“It is harder to maintain the balance of freedom than it is to endure the weight of tyranny.”
Few historical figures hold as prominent a role in the formation of South America than Simon Bolivar, the revolutionary leader who guided Venezuela, Bolivia, Colombia, Ecuador, Peru, and Panama to independence from the Spanish Empire.
He is commonly regarded as a hero in his native Venezuela, and even throughout the South American region, with many regarding him as the most significant political figure in the continent’s history. While known for his daring coups and military brilliance, Simon Bolivar was also a passionate and dedicated Freemason.
Let’s take a look at his interest and engagement with the Craft in more detail.
Who was Simon Bolivar?
It wouldn’t be amiss to rank Simon Bolivar as one of the most influential Freemasons in all of history. Born into prominence in Caracas, Venezuela’s capital in 1783, Simon was educated in Europe during the time of the Napoleonic wars.
He experienced enlightenment through his studies in continental Europe and was first introduced to Masonry during his time in Spain. Bolivar was undoubtedly inspired by the Masonic motto of Liberty, Equality, and Fraternity, and bore witness to the power of revolutionary thinking during his time in Europe.
On his return to South America from Europe, he fought on the front lines of a long and brutal struggle for independence. Culminating in the battle of Carabodo in 1821, Bolivar defeated the largest Spanish expeditionary force ever assembled.
He served as the Influencer of the liberated states of South America until his death in 1830, and was widely revered and respected by the people he had fought alongside. To this day, Bolivar is extremely popular in South America, and he serves as a role model in many cultural and political spheres.
Bolivar was initiated at the Masonic Lodge Lautaro in 1803, which was situated in Cadiz, Spain. He quickly realized that the values of Freemasonry were interlaced with those he sought to bring to his people in South America.

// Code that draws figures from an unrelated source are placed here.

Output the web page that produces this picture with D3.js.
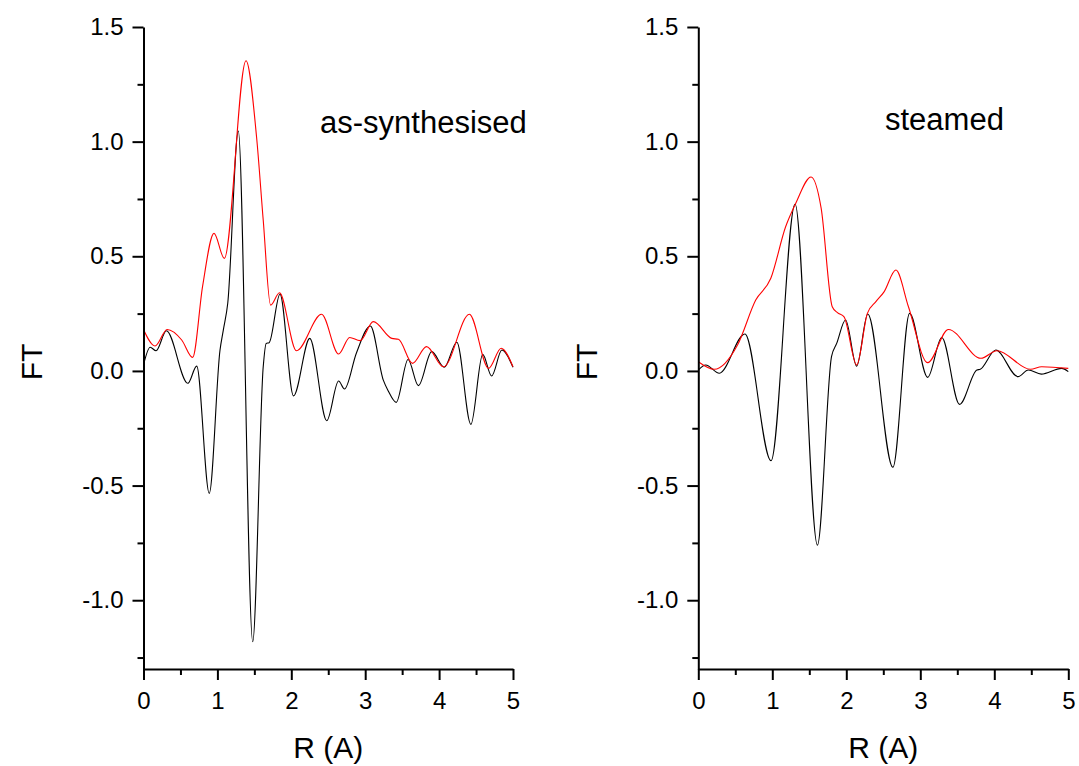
<!DOCTYPE html>
<html><head><meta charset="utf-8">
<script src="https://cdn.jsdelivr.net/npm/d3@7"></script>
<style>
body{margin:0;background:#fff}
text{font-family:"Liberation Sans",Arial,sans-serif;fill:#000}
</style>
</head><body>
<svg id="chart" width="1079" height="766"></svg>
<script>
// ---- tick values ----
const xTicks = [0, 1, 2, 3, 4, 5];
const xMinorTicks = [0.5, 1.5, 2.5, 3.5, 4.5];
const yTicks = [-1.0, -0.5, 0.0, 0.5, 1.0, 1.5];
const yMinorTicks = [-1.25, -0.75, -0.25, 0.25, 0.75, 1.25];
const panelTitles = ["as-synthesised", "steamed"];
const xLabel = "R (A)";
const yLabel = "FT";

// ---- as-synthesised: black (real part) ----
const asBlackR = [0, 0.09, 0.17, 0.31, 0.60, 0.72, 0.89, 1.035, 1.08, 1.14, 1.283, 1.478, 1.62, 1.66, 1.70, 1.847, 2.03, 2.25, 2.48, 2.64, 2.72, 2.88, 3.07, 3.245, 3.31, 3.42, 3.58, 3.72, 3.90, 4.07, 4.24, 4.43, 4.59, 4.71, 4.85, 5.0];
const asBlackFT = [0.026, 0.103, 0.088, 0.175, -0.054, 0.021, -0.534, 0.09, 0.178, 0.295, 1.046, -1.181, 0.018, 0.12, 0.123, 0.335, -0.109, 0.142, -0.217, -0.044, -0.079, 0.077, 0.196, -0.04, -0.086, -0.137, 0.05, -0.064, 0.084, 0.016, 0.125, -0.233, 0.072, -0.022, 0.091, 0.016];
// ---- as-synthesised: red (magnitude) ----
const asRedR = [0, 0.156, 0.32, 0.517, 0.665, 0.80, 0.954, 1.094, 1.387, 1.53, 1.62, 1.72, 1.84, 2.07, 2.41, 2.64, 2.79, 2.93, 3.11, 3.36, 3.45, 3.64, 3.83, 4.06, 4.41, 4.67, 4.84, 5.0];
const asRedFT = [0.181, 0.109, 0.181, 0.135, 0.059, 0.37, 0.600, 0.491, 1.353, 1.02, 0.658, 0.287, 0.341, 0.088, 0.247, 0.074, 0.146, 0.132, 0.215, 0.142, 0.138, 0.033, 0.106, 0.018, 0.247, 0.011, 0.099, 0.018];

// ---- steamed: black ----
const stBlackR = [0, 0.1, 0.284, 0.63, 0.983, 1.308, 1.61, 1.80, 1.87, 1.99, 2.14, 2.29, 2.63, 2.855, 3.10, 3.29, 3.53, 3.765, 3.81, 4.02, 4.32, 4.46, 4.635, 4.91, 5.0];
const stBlackFT = [0.004, 0.026, -0.01, 0.161, -0.392, 0.728, -0.76, 0.062, 0.12, 0.222, 0.021, 0.248, -0.42, 0.251, -0.028, 0.146, -0.146, 0.004, 0.007, 0.091, -0.025, 0.004, -0.014, 0.011, -0.003];
// ---- steamed: red ----
const stRedR = [0, 0.216, 0.53, 0.776, 0.98, 1.18, 1.317, 1.524, 1.66, 1.81, 1.88, 1.97, 2.14, 2.285, 2.40, 2.51, 2.67, 2.84, 3.10, 3.38, 3.82, 4.035, 4.49, 4.64, 5.0];
const stRedFT = [0.04, 0.007, 0.113, 0.309, 0.404, 0.629, 0.731, 0.846, 0.71, 0.28, 0.254, 0.236, 0.026, 0.251, 0.302, 0.345, 0.44, 0.28, 0.036, 0.181, 0.055, 0.088, 0.007, 0.018, 0.011];

const series = [
  [ {r: asBlackR, v: asBlackFT, color: "#000000"}, {r: asRedR, v: asRedFT, color: "#ff0000"} ],
  [ {r: stBlackR, v: stBlackFT, color: "#000000"}, {r: stRedR, v: stRedFT, color: "#ff0000"} ]
];

// ---- layout ----
const panels = [
  {left: 143.5, right: 513, ylabX: 31, titleX: 320, titleY: 133},
  {left: 698.3, right: 1068.3, ylabX: 586, titleX: 885, titleY: 130}
];
const plotTop = 27, plotBottom = 669;
const yFmt = d => d3.format(".1f")(d).replace("\u2212", "-");

const svg = d3.select("#chart");
svg.append("rect").attr("width", 1079).attr("height", 766).attr("fill", "#fff");

panels.forEach((p, i) => {
  const x = d3.scaleLinear().domain([0, 5]).range([p.left, p.right]);
  const y = d3.scaleLinear().domain([-1.3, 1.5]).range([plotBottom, plotTop]);
  const g = svg.append("g");

  // curves
  series[i].forEach(s => {
    const pts = s.r.map((r, k) => [r, s.v[k]]);
    g.append("path")
      .datum(pts)
      .attr("fill", "none")
      .attr("stroke", s.color)
      .attr("stroke-width", 1.1)
      .attr("d", d3.line().x(d => x(d[0])).y(d => y(d[1])).curve(d3.curveMonotoneX));
  });

  // y axis
  g.append("g").attr("transform", `translate(${p.left},0)`)
    .call(d3.axisLeft(y).tickValues(yTicks).tickSize(11).tickSizeOuter(0).tickPadding(9).tickFormat(yFmt));
  g.append("g").attr("transform", `translate(${p.left},0)`)
    .call(d3.axisLeft(y).tickValues(yMinorTicks).tickSize(6).tickFormat("")).select(".domain").remove();
  // x axis
  g.append("g").attr("transform", `translate(0,${plotBottom})`)
    .call(d3.axisBottom(x).tickValues(xTicks).tickSize(11).tickSizeOuter(0).tickPadding(12).tickFormat(d3.format("d")));
  g.append("g").attr("transform", `translate(0,${plotBottom})`)
    .call(d3.axisBottom(x).tickValues(xMinorTicks).tickSize(6).tickFormat("")).select(".domain").remove();

  g.selectAll(".domain, .tick line").attr("stroke", "#000").attr("stroke-width", 2);
  g.selectAll(".tick text").attr("font-size", 24).attr("font-family", "Liberation Sans, Arial, sans-serif").attr("fill", "#000");

  // labels
  g.append("text").attr("x", (p.left + p.right) / 2).attr("y", 758)
    .attr("text-anchor", "middle").attr("font-size", 30).text(xLabel);
  g.append("text").attr("transform", `translate(${p.ylabX},362) rotate(-90)`)
    .attr("text-anchor", "middle").attr("dy", "0.36em").attr("font-size", 30).text(yLabel);
  g.append("text").attr("x", p.titleX).attr("y", p.titleY)
    .attr("font-size", 31).text(panelTitles[i]);
});
</script>
</body></html>
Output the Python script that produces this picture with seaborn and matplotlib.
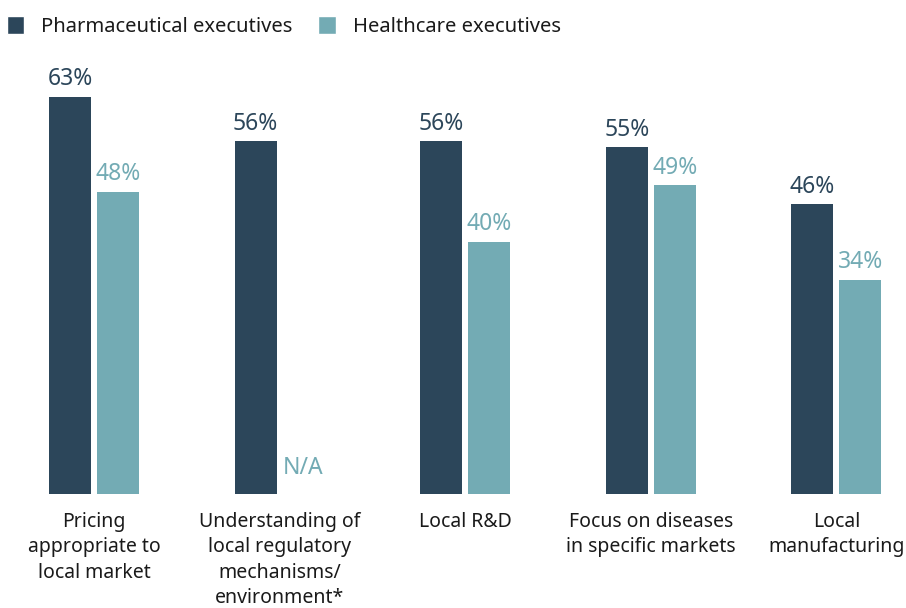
#!/usr/bin/env python3

import numpy as np
import pandas as pd
import matplotlib
matplotlib.use("Agg")
import matplotlib.pyplot as plt
from matplotlib.patches import Patch
import seaborn as sns

# Chart data
categories = [
    "Pricing\nappropriate to\nlocal market",
    "Understanding of\nlocal regulatory\nmechanisms/\nenvironment*",
    "Local R&D",
    "Focus on diseases\nin specific markets",
    "Local\nmanufacturing",
]
pharma = [63, 56, 56, 55, 46]
healthcare = [48, np.nan, 40, 49, 34]
series = ["Pharmaceutical executives", "Healthcare executives"]

DARK = "#2c465a"
TEAL = "#73abb4"
TEXT = "#1a1a1a"

sns.set_style("white")
plt.rcParams["font.family"] = ["Noto Sans", "DejaVu Sans"]

df = pd.DataFrame({
    "category": categories * 2,
    "value": pharma + healthcare,
    "group": [series[0]] * len(categories) + [series[1]] * len(categories),
})

fig = plt.figure(figsize=(9.06, 6.08), dpi=100)
ax = fig.add_axes([0, 114 / 608, 1, 494 / 608])

sns.barplot(
    data=df, x="category", y="value", hue="group", order=categories,
    hue_order=series, palette=[DARK, TEAL], width=0.517, gap=0.126,
    saturation=1, errorbar=None, ax=ax, legend=False, linewidth=0,
)

ax.set_xlim(-0.506, 4.375)
ax.set_ylim(0, 78.4)
ax.set_xlabel("")
ax.set_ylabel("")
ax.set_yticks([])
for spine in ax.spines.values():
    spine.set_visible(False)
ax.tick_params(axis="x", length=0, pad=13, labelsize=14, labelcolor=TEXT)
for lbl in ax.get_xticklabels():
    lbl.set_linespacing(1.36)

# value labels
for cont, color in zip(ax.containers, [DARK, TEAL]):
    for p in cont.patches:
        h = p.get_height()
        if np.isnan(h):
            continue
        ax.annotate(f"{h:.0f}%", (p.get_x() + p.get_width() / 2, h),
                    xytext=(0, 4), textcoords="offset points",
                    ha="center", va="bottom", fontsize=16.5, color=color)

# N/A label for missing healthcare value
dark_bars = ax.containers[0].patches
teal_bars = ax.containers[1].patches
shift = teal_bars[0].get_x() - dark_bars[0].get_x()
na_x = dark_bars[1].get_x() + shift + dark_bars[1].get_width() / 2
ax.annotate("N/A", (na_x, 0), xytext=(0, 10), textcoords="offset points",
            ha="center", va="bottom", fontsize=16.5, color=TEAL)

# legend
handles = [Patch(facecolor=DARK), Patch(facecolor=TEAL)]
fig.legend(handles, series, loc="upper left", bbox_to_anchor=(-0.006, 0.993),
           ncol=2, frameon=False, fontsize=14.5, handlelength=0.85,
           handleheight=1.0, handletextpad=0.85, columnspacing=1.3,
           borderaxespad=0.2, labelcolor=TEXT)

fig.savefig("out.png", dpi=100)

He met several revolutionaries during his short term at the Masonic lodge in Cadiz, notably Jose de San Martin who would later fight alongside him in his battles against the Spanish. By 1806, he had risen to the rank of Master Mason in the Scottish Mother of St. Alexander of Scotland in Paris.
Bolivar was also known to frequent lodges in London, England, before returning to South America. He went on to establish the Masonic Lodge No. 2 in Peru, named Order and Liberty, two of the values that he helped to inspire in the newly independent South America at the time.
In 1824, Bolivar was awarded the 33rd degree of Inspector General Honorary, such was his dedication to Freemasonry and its associated principles. Brother Bolivar passed away in 1830, leaving behind one of the most significant legacies in all of history.